STORIA
DI UNA LADRA
DI LIBRI
di Markus Zusak
Una
prospettiva insolita: quella della Morte. Desolata, amara, ma anche
vigile, pietosa, attenta e ironica. Amante dei colori. Che si rivolge
a noi, come se ci stesse parlando, che ci incanta e solidarizza.
Pure
lo stile è peculiare, ricco di lapidarie puntualizzazioni in
grassetto e anticipazioni. Per sottolineare dettagli e circostanze.
Per farceli sentire ed annusare. Per essere certi che i lettori li
afferrino e li assaporino con tutti i sensi, in ognuna delle loro
implicazioni. O perché il punto migliore per cominciare non è
sempre il principio, o il punto migliore per finire non è sempre
l'ultimo. E a volte sono necessarie delle parentesi.
Un
romanzo soffuso di dolcezza ed emozioni forti, tra gli stenti della
povertà e gli orrori della guerra e dell'Olocausto (siamo a
Molching, nella Germania Nazista, tra il 1939 e il 1943). Che
iniziano sullo sfondo, lontani. Che non possiamo dimenticare, ma che
ci illudiamo di poter ignorare.

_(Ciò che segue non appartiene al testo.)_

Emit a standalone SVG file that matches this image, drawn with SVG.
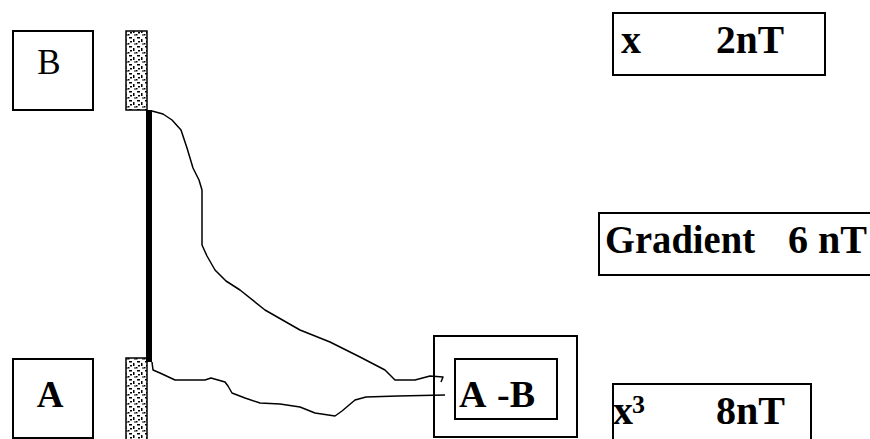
<svg xmlns="http://www.w3.org/2000/svg" width="870" height="439" viewBox="0 0 870 439">
<defs>
<style>
.box{fill:#fff;stroke:#000;stroke-width:2}
.strip{fill:url(#stip);stroke:#000;stroke-width:1.5}
.t{font-family:"Liberation Serif","Times New Roman",serif;fill:#000}
.b{font-weight:bold}
.wire{fill:none;stroke:#000;stroke-width:1.5;stroke-linejoin:round}
</style>
<pattern id="stip" width="8" height="9" patternUnits="userSpaceOnUse">
<rect width="8" height="9" fill="#fff"/>
<rect x="1" y="1" width="3" height="1.5" fill="#000"/>
<rect x="5" y="3" width="1.5" height="3" fill="#000"/>
<rect x="2" y="5" width="2" height="1.5" fill="#000"/>
<rect x="0" y="7" width="1.5" height="1.5" fill="#000"/>
<rect x="6" y="7.5" width="2" height="1" fill="#000"/>
</pattern>
</defs>
<g id="nodeB">
<rect class="box" x="13" y="31" width="80" height="79"/>
<text class="t" x="49" y="74" font-size="35" text-anchor="middle">B</text>
</g>
<g id="nodeA">
<rect class="box" x="13" y="359" width="80" height="79"/>
<text class="t b" x="50" y="407" font-size="37" text-anchor="middle">A</text>
</g>
<g id="sensor">
<rect class="strip" x="126" y="31" width="21" height="79"/>
<rect class="strip" x="126" y="358" width="21" height="82"/>
<rect x="146" y="110" width="6" height="252" fill="#000"/>
</g>
<g id="nodeAB">
<rect class="box" x="434" y="336" width="143" height="101"/>
<rect class="box" x="455" y="359" width="102" height="60"/>
<text class="t b" font-size="38" y="407"><tspan x="459">A</tspan><tspan x="497">-B</tspan></text>
</g>
<g id="nodeX">
<rect class="box" x="613" y="13" width="212" height="62"/>
<text class="t b" font-size="40" y="53"><tspan x="621">x</tspan><tspan x="716" textLength="68" lengthAdjust="spacingAndGlyphs">2nT</tspan></text>
</g>
<g id="nodeGradient">
<rect class="box" x="599" y="213" width="290" height="62"/>
<text class="t b" font-size="40" y="253"><tspan x="605" textLength="150" lengthAdjust="spacingAndGlyphs">Gradient</tspan><tspan x="788" textLength="79" lengthAdjust="spacingAndGlyphs">6 nT</tspan></text>
</g>
<g id="nodeX3">
<rect class="box" x="613" y="384" width="198" height="70"/>
<text class="t b" font-size="40" y="424"><tspan x="613">x</tspan><tspan x="632" y="413" font-size="26">3</tspan><tspan x="716" y="424" textLength="69" lengthAdjust="spacingAndGlyphs">8nT</tspan></text>
</g>
<g id="connectors">
<path class="wire" d="M152,111 L163,114 L172,120 L181,130 L187,148 L193,168 L199,180 L202,190 L202,245 L207,256 L215,270 L226,281 L240,290 L265,310 L300,330 L330,342 L360,357 L385,370 L395,380 L415,380 L430,376 L443,377 L441,382"/>
<path class="wire" d="M152,362 L153,370 L160,373 L175,380 L205,380 L211,378 L225,382 L228,386 L232,393 L245,398 L260,403 L280,404 L300,407 L315,413 L335,416 L342,411 L355,400 L366,397 L398,396 L445,395"/>
</g>
</svg>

Perché ci sono altri, delle persone,
e ci bastano per essere felici. Ma poi... Poi la realtà si presenta
alla porta e spesso chiede un acconto (e le marce... quelle marce
verso Dachau, sembra di vederle)... Fino al saldo.
L'autore
non ci assilla, però (benché poi si diverta a torturarci,
concedendoci un bacio solo quando è troppo tardi, e rimarcando ogni
piè sospinto che è proprio così): riesce a catturare la
giovinezza, la levità della sua protagonista, del suo migliore
amico, i loro sentimenti puri, improntati, malgrado tutto, alla
positività, alla gioia. E ci alleggerisce, ci toglie dei pesi,
mentre ci assegna un fardello.
I
libri sono importanti: messaggio, collante, simbolo e scossa. E c'è
chi li legge e chi li brucia. E chi se ne nutre. E chi li
strumentalizza. E il divertente è che all'inizio della sua carriera
la ladra di libri è analfabeta.
I
libri sono importanti, ma più importanti sono le persone. E in
questo romanzo sono così belle, quelle che impariamo a conoscere:
intense e stupende nella loro discrezione o nella loro esuberanza,
più di Liesel Meminger,
più della
protagonista, la ragazzina cui comunque non possiamo non
affezionarci. Ma Hans
Hubermann, il suo
papà adottivo, e Rudy Steiner, il suo migliore amico, sono
irresistibili, seppur in modo differente.
E
così Rosa, e la signora Hermann, Max Vandenburg, e persino la
signora Holtzapfel, che pure sputava sulla porta degli Amici degli
Ebrei. Dobbiamo solo imparare a comprenderli, e ad accettarli.
Le
persone sono importanti. Già.
Ma
vengono bruciate anche loro (non importa che assistiamo o no, lo
sappiamo).
Ma
pure per gli altri, quelli che dormono nel loro letto, spesso la
Morte è costretta a fare gli straordinari.
Un
romanzo per essere tristi, e per essere felici.